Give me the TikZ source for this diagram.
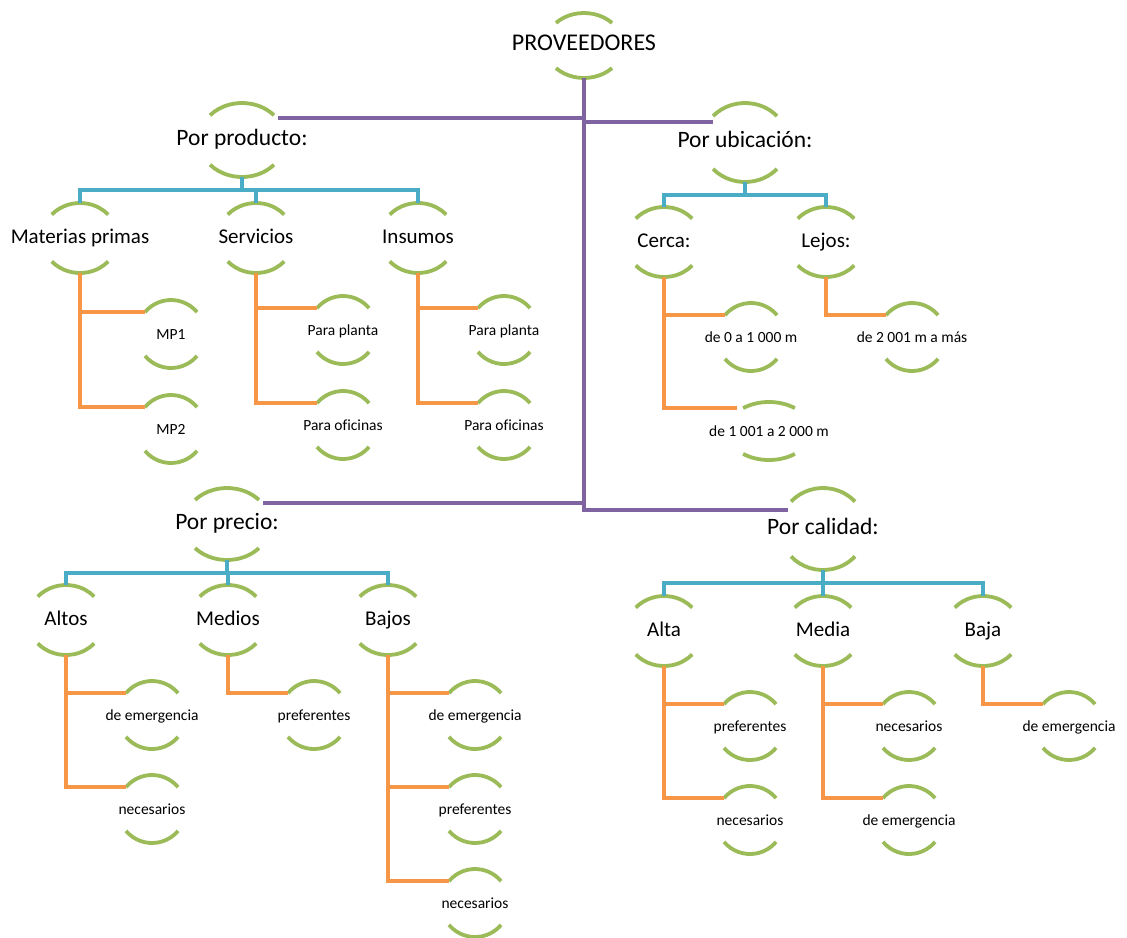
\documentclass[tikz,border=0pt]{standalone}
\usepackage{fontspec}
\setmainfont{Carlito}[Ligatures=NoCommon]
\definecolor{pvpurple}{RGB}{128,100,162}
\definecolor{pvblue}{RGB}{75,172,198}
\definecolor{pvorange}{RGB}{247,150,70}
\definecolor{pvgreen}{RGB}{155,187,89}
% two green arcs round a node: name, x radius, y radius, angle
\newcommand{\arcos}[4]{%
  \draw[arco] (#1.center) ++(180-#4:#2 and #3) arc[start angle=180-#4,end angle=#4,x radius=#2,y radius=#3]
    (#1.center) ++(180+#4:#2 and #3) arc[start angle=180+#4,end angle=360-#4,x radius=#2,y radius=#3];}

\begin{document}
\begin{tikzpicture}[x=1pt,y=-1pt,
    caja/.style={rectangle,inner sep=0pt,text height=1.25em,text depth=.2em},
    raiz/.style={caja,minimum height=65pt,font=\fontsize{24}{28}\selectfont},
    nivel2/.style={caja,font=\fontsize{23.5}{28}\selectfont},
    nivel3/.style={caja,minimum height=70pt,font=\fontsize{21}{25}\selectfont},
    hoja/.style={caja,minimum height=68pt,font=\fontsize{15.5}{18}\selectfont},
    arco/.style={pvgreen,line width=3.8pt},
    tronco/.style={pvpurple,line width=3.8pt},
    rama/.style={pvblue,line width=3.8pt},
    brote/.style={pvorange,line width=3.8pt}]
  \useasboundingbox (0,0) rectangle (1127,937);

  \node[raiz] (prov) at (584,45.5) {PROVEEDORES};

  \node[nivel2,minimum height=74pt] (prod) at (242,140) {Por producto:};
  \node[nivel2,minimum height=79pt] (ubic) at (745,142.5) {Por ubicación:};
  \node[nivel2,minimum height=72pt] (prec) at (227,524) {Por precio:};
  \node[nivel2,minimum height=82pt] (cal) at (823,529) {Por calidad:};

  \node[nivel3] (mat) at (80,238) {Materias primas};
  \node[nivel3] (serv) at (256,238) {Servicios};
  \node[nivel3] (insu) at (418,238) {Insumos};
  \node[nivel3] (cerca) at (664,242) {Cerca:};
  \node[nivel3] (lejos) at (826,242) {Lejos:};
  \node[nivel3] (altos) at (66,620) {Altos};
  \node[nivel3] (medios) at (228,620) {Medios};
  \node[nivel3] (bajos) at (388,620) {Bajos};
  \node[nivel3] (alta) at (664,631) {Alta};
  \node[nivel3] (media) at (823,631) {Media};
  \node[nivel3] (baja) at (983,631) {Baja};

  \node[hoja] (mp1) at (171,334) {MP1};
  \node[hoja] (mp2) at (171,429) {MP2};
  \node[hoja] (splan) at (343,330) {Para planta};
  \node[hoja] (sofi) at (343,425) {Para oficinas};
  \node[hoja] (iplan) at (504,330) {Para planta};
  \node[hoja] (iofi) at (504,425) {Para oficinas};
  \node[hoja] (cer1) at (751,337) {de 0 a 1 000 m};
  \node[hoja,minimum height=58pt] (cer2) at (769,431) {de 1 001 a 2 000 m};
  \node[hoja] (lej1) at (912,337) {de 2 001 m a más};
  \node[hoja] (altos1) at (152,715) {de emergencia};
  \node[hoja] (altos2) at (152,809) {necesarios};
  \node[hoja] (medios1) at (314,715) {preferentes};
  \node[hoja] (bajos1) at (475,715) {de emergencia};
  \node[hoja] (bajos2) at (475,809) {preferentes};
  \node[hoja] (bajos3) at (475,903) {necesarios};
  \node[hoja] (alta1) at (750,726) {preferentes};
  \node[hoja] (alta2) at (750,820) {necesarios};
  \node[hoja] (media1) at (909,726) {necesarios};
  \node[hoja] (media2) at (909,820) {de emergencia};
  \node[hoja] (baja1) at (1069,726) {de emergencia};

  % arcs
  \arcos{prov}{39pt}{32.5pt}{44}
  \foreach \n/\r in {prod/37pt,ubic/39.5pt,prec/36pt,cal/41pt}
    {\arcos{\n}{43pt}{\r}{42}}
  \foreach \n in {mat,serv,insu,cerca,lejos,altos,medios,bajos,alta,media,baja}
    {\arcos{\n}{38pt}{35pt}{42}}
  \foreach \n in {mp1,mp2,splan,sofi,iplan,iofi,cer1,lej1,altos1,altos2,medios1,
      bajos1,bajos2,bajos3,alta1,alta2,media1,media2,baja1}
    {\arcos{\n}{34pt}{34pt}{40}}
  \arcos{cer2}{42pt}{29pt}{52}

  % purple trunk
  \draw[tronco] (prov.south) |- ([shift={(36pt,22pt)}]prod.center);
  \draw[tronco] (prov.south) |- ([shift={(-32pt,20.5pt)}]ubic.center);
  \draw[tronco] (prov.south) |- ([shift={(36pt,21pt)}]prec.center);
  \draw[tronco] (prov.south) |- ([shift={(-35pt,19pt)}]cal.center);

  % blue branches
  \foreach \p/\c in {prod/mat,prod/serv,prod/insu,ubic/cerca,ubic/lejos,
      prec/altos,prec/medios,prec/bajos,cal/alta,cal/media,cal/baja}
    {\draw[rama] (\p.south) -- ++(0,-13pt) -| (\c.north);}

  % orange twigs
  \foreach \p/\c in {mat/mp1,mat/mp2,serv/splan,serv/sofi,insu/iplan,insu/iofi,
      cerca/cer1,lejos/lej1,altos/altos1,altos/altos2,medios/medios1,
      bajos/bajos1,bajos/bajos2,bajos/bajos3,alta/alta1,alta/alta2,
      media/media1,media/media2,baja/baja1}
    {\draw[brote] (\p.south) |- ([shift={(-26pt,22pt)}]\c.center);}
  \draw[brote] (cerca.south) |- ([shift={(-32pt,23pt)}]cer2.center);
\end{tikzpicture}
\end{document}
══════════
_EXERCISE REQUIREMENTS_
Reproduce every line of the material precisely, omitting its pictures.

_OUTPUT_
Give me the TikZ source for this diagram.
\documentclass[tikz,border=0pt]{standalone}
\usepackage{fontspec}
\setmainfont{Carlito}[Ligatures=NoCommon]
\definecolor{pvpurple}{RGB}{128,100,162}
\definecolor{pvblue}{RGB}{75,172,198}
\definecolor{pvorange}{RGB}{247,150,70}
\definecolor{pvgreen}{RGB}{155,187,89}
% two green arcs round a node: name, x radius, y radius, angle
\newcommand{\arcos}[4]{%
  \draw[arco] (#1.center) ++(180-#4:#2 and #3) arc[start angle=180-#4,end angle=#4,x radius=#2,y radius=#3]
    (#1.center) ++(180+#4:#2 and #3) arc[start angle=180+#4,end angle=360-#4,x radius=#2,y radius=#3];}

\begin{document}
\begin{tikzpicture}[x=1pt,y=-1pt,
    caja/.style={rectangle,inner sep=0pt,text height=1.25em,text depth=.2em},
    raiz/.style={caja,minimum height=65pt,font=\fontsize{24}{28}\selectfont},
    nivel2/.style={caja,font=\fontsize{23.5}{28}\selectfont},
    nivel3/.style={caja,minimum height=70pt,font=\fontsize{21}{25}\selectfont},
    hoja/.style={caja,minimum height=68pt,font=\fontsize{15.5}{18}\selectfont},
    arco/.style={pvgreen,line width=3.8pt},
    tronco/.style={pvpurple,line width=3.8pt},
    rama/.style={pvblue,line width=3.8pt},
    brote/.style={pvorange,line width=3.8pt}]
  \useasboundingbox (0,0) rectangle (1127,937);

  \node[raiz] (prov) at (584,45.5) {PROVEEDORES};

  \node[nivel2,minimum height=74pt] (prod) at (242,140) {Por producto:};
  \node[nivel2,minimum height=79pt] (ubic) at (745,142.5) {Por ubicación:};
  \node[nivel2,minimum height=72pt] (prec) at (227,524) {Por precio:};
  \node[nivel2,minimum height=82pt] (cal) at (823,529) {Por calidad:};

  \node[nivel3] (mat) at (80,238) {Materias primas};
  \node[nivel3] (serv) at (256,238) {Servicios};
  \node[nivel3] (insu) at (418,238) {Insumos};
  \node[nivel3] (cerca) at (664,242) {Cerca:};
  \node[nivel3] (lejos) at (826,242) {Lejos:};
  \node[nivel3] (altos) at (66,620) {Altos};
  \node[nivel3] (medios) at (228,620) {Medios};
  \node[nivel3] (bajos) at (388,620) {Bajos};
  \node[nivel3] (alta) at (664,631) {Alta};
  \node[nivel3] (media) at (823,631) {Media};
  \node[nivel3] (baja) at (983,631) {Baja};

  \node[hoja] (mp1) at (171,334) {MP1};
  \node[hoja] (mp2) at (171,429) {MP2};
  \node[hoja] (splan) at (343,330) {Para planta};
  \node[hoja] (sofi) at (343,425) {Para oficinas};
  \node[hoja] (iplan) at (504,330) {Para planta};
  \node[hoja] (iofi) at (504,425) {Para oficinas};
  \node[hoja] (cer1) at (751,337) {de 0 a 1 000 m};
  \node[hoja,minimum height=58pt] (cer2) at (769,431) {de 1 001 a 2 000 m};
  \node[hoja] (lej1) at (912,337) {de 2 001 m a más};
  \node[hoja] (altos1) at (152,715) {de emergencia};
  \node[hoja] (altos2) at (152,809) {necesarios};
  \node[hoja] (medios1) at (314,715) {preferentes};
  \node[hoja] (bajos1) at (475,715) {de emergencia};
  \node[hoja] (bajos2) at (475,809) {preferentes};
  \node[hoja] (bajos3) at (475,903) {necesarios};
  \node[hoja] (alta1) at (750,726) {preferentes};
  \node[hoja] (alta2) at (750,820) {necesarios};
  \node[hoja] (media1) at (909,726) {necesarios};
  \node[hoja] (media2) at (909,820) {de emergencia};
  \node[hoja] (baja1) at (1069,726) {de emergencia};

  % arcs
  \arcos{prov}{39pt}{32.5pt}{44}
  \foreach \n/\r in {prod/37pt,ubic/39.5pt,prec/36pt,cal/41pt}
    {\arcos{\n}{43pt}{\r}{42}}
  \foreach \n in {mat,serv,insu,cerca,lejos,altos,medios,bajos,alta,media,baja}
    {\arcos{\n}{38pt}{35pt}{42}}
  \foreach \n in {mp1,mp2,splan,sofi,iplan,iofi,cer1,lej1,altos1,altos2,medios1,
      bajos1,bajos2,bajos3,alta1,alta2,media1,media2,baja1}
    {\arcos{\n}{34pt}{34pt}{40}}
  \arcos{cer2}{42pt}{29pt}{52}

  % purple trunk
  \draw[tronco] (prov.south) |- ([shift={(36pt,22pt)}]prod.center);
  \draw[tronco] (prov.south) |- ([shift={(-32pt,20.5pt)}]ubic.center);
  \draw[tronco] (prov.south) |- ([shift={(36pt,21pt)}]prec.center);
  \draw[tronco] (prov.south) |- ([shift={(-35pt,19pt)}]cal.center);

  % blue branches
  \foreach \p/\c in {prod/mat,prod/serv,prod/insu,ubic/cerca,ubic/lejos,
      prec/altos,prec/medios,prec/bajos,cal/alta,cal/media,cal/baja}
    {\draw[rama] (\p.south) -- ++(0,-13pt) -| (\c.north);}

  % orange twigs
  \foreach \p/\c in {mat/mp1,mat/mp2,serv/splan,serv/sofi,insu/iplan,insu/iofi,
      cerca/cer1,lejos/lej1,altos/altos1,altos/altos2,medios/medios1,
      bajos/bajos1,bajos/bajos2,bajos/bajos3,alta/alta1,alta/alta2,
      media/media1,media/media2,baja/baja1}
    {\draw[brote] (\p.south) |- ([shift={(-26pt,22pt)}]\c.center);}
  \draw[brote] (cerca.south) |- ([shift={(-32pt,23pt)}]cer2.center);
\end{tikzpicture}
\end{document}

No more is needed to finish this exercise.